When You Add AI to the Mix

Here is where fractional gets even more interesting. The best fractional sales leaders right now are not just fixing processes. They are implementing AI tools that free your reps from administrative work so they can focus on building relationships.

Current data shows sales reps spend only 28-30% of their time actually selling. The rest goes to research, CRM updates, and email drafting. AI automation reclaims 2-5 hours per week per rep. That is time they can spend on actual conversations that close deals.

Teams using AI-enabled sales tools report 83% revenue growth compared to 66% for non-AI teams.
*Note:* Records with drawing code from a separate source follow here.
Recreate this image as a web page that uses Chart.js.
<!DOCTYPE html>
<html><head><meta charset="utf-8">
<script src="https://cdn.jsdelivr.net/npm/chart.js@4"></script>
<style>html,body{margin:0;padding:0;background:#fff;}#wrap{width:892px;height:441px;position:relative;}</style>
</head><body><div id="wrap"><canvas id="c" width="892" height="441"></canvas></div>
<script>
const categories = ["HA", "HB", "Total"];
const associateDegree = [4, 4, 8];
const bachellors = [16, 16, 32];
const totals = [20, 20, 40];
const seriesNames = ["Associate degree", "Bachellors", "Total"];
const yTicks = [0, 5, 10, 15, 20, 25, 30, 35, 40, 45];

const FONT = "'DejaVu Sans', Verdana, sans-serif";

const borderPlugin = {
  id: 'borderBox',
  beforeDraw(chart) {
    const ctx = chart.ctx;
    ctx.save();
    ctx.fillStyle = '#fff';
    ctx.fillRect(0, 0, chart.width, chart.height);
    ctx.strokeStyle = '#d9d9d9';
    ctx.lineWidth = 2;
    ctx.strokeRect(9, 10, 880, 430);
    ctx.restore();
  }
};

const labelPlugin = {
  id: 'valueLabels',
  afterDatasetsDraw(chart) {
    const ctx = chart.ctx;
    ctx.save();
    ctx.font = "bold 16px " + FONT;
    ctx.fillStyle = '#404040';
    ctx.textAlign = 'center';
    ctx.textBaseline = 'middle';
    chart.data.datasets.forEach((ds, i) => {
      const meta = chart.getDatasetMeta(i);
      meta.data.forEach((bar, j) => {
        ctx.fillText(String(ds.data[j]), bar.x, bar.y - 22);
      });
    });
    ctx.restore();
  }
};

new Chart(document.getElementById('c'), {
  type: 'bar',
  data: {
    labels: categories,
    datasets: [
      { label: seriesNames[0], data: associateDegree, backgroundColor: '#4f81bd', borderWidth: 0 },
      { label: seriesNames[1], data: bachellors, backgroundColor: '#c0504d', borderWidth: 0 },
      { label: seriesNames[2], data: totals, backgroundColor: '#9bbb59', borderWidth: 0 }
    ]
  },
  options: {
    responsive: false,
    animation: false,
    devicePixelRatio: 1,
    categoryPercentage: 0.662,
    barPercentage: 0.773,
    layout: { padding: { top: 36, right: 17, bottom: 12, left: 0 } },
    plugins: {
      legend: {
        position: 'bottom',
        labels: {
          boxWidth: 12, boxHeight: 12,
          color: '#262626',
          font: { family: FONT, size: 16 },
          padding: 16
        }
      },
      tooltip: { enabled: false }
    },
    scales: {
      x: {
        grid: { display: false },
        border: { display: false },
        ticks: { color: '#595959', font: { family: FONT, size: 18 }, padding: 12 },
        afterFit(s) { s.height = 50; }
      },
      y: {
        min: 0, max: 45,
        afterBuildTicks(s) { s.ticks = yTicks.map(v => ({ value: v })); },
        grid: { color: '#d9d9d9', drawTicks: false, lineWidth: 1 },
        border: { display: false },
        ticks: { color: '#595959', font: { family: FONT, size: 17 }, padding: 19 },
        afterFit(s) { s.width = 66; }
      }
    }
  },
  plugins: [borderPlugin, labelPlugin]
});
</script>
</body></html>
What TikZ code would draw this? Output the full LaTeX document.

The gap is real and growing.

A fractional leader who understands both sales process and AI implementation can set up these systems in 90 days. Your reps get their time back. Your pipeline gets more accurate. Your board sees measurable ROI.

Leadership note

If your team is drowning in admin work but starving for sales leadership, book a Revenue Leak Audit. We will map where your reps are losing selling time and whether fractional leadership with AI implementation is the right fix. No fluff. Just the numbers.

The Bottom Line

Fractional sales leadership is about buying exactly what you need, measuring it fast, and keeping your options open. In a market where the average VP of Sales lasts 19 months and costs 1.5x their salary to replace, the fractional model functions as risk management.

The data supports this. Companies using fractional sales leadership report 32% average revenue increases within the first year. 83% see improved sales performance within the first quarter. The cost savings run 60-80% compared to full-time hires.

Sometimes the smart move is not the obvious one. It is the one that gives you what you actually need without the baggage you do not.